Of everything Meta said this quarter, the real story wasn’t the revenue beat or the one-time tax charge that crushed reported net income. It was this: the company just committed to spending $70-72 billion on capital expenditures in 2025. That’s a 93% increase from 2024’s $37.3 billion. For context, Meta spent $31.4 billion on capex in 2022. The company is nearly doubling its infrastructure investment in a single year.

The Bet: Capex as a Competitive Weapon

Mark Zuckerberg’s message was clear and repeated throughout the call. Meta is building AI infrastructure at an unprecedented scale. The company generated $51.24 billion in Q3 revenue, beating estimates by $1.85 billion. Operating income climbed 18.36% year-over-year to $20.54 billion. The ad business is working. Daily active people hit 3.54 billion, up 8% annually.

But none of that is the point anymore. Meta’s leadership is signaling that the next phase of the company’s growth depends on how much computing power it can build, and how fast. Zuckerberg said the next few years would be “the most exciting period in our history.” He wasn’t talking about ads. He was talking about AI infrastructure.

This isn’t subtle. In 2023, capex represented 15.2% of revenue. By 2024, it was 20.8%. For 2025, Meta will spend roughly 36-38% of revenue on capital projects. That’s the highest ratio in company history.

Why This Matters: The Gamble Becomes Visible

Meta’s balance sheet is fortress-like. Operating cash flow hit $91.3 billion in 2024. The company can absorb this spending without debt. Profit margins remain exceptional at 40% company-wide and 43% operating margin. That’s not changing.

But free cash flow is about to compress dramatically. In 2024, after capex, Meta had roughly $54 billion in free cash flow. In 2025, with $70-72 billion in capex, that number drops to around $20 billion. The company is choosing to reinvest nearly all its cash generation into AI infrastructure.
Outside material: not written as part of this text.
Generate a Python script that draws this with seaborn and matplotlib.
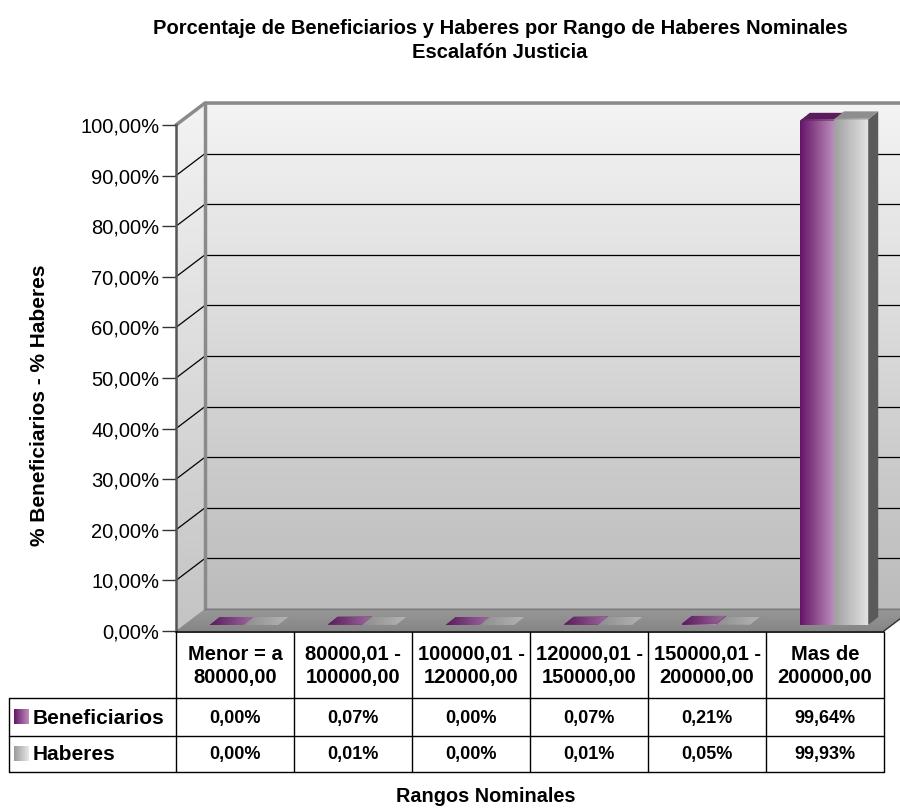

This is a bet. Meta is saying: we believe AI will drive the next decade of value creation. We’re going to outspend competitors to build the infrastructure first. Zuckerberg’s confidence was unmistakable on the call. But confidence isn’t proof.

The market is skeptical. Meta’s stock has sold off roughly 5% since earnings, despite the revenue beat and strong fundamentals. Analysts maintain a bullish consensus with target prices around $868, suggesting 24.7% upside. Yet the stock weakness signals doubt about whether this capex trajectory will actually generate returns.

What to Watch Next

The real test comes in the next two to four quarters. Meta needs to show that this AI infrastructure is being monetized. Can the company leverage these systems to improve ad targeting, reduce costs, or create new revenue streams? Or is this capex spending a multi-year experiment with an uncertain payoff?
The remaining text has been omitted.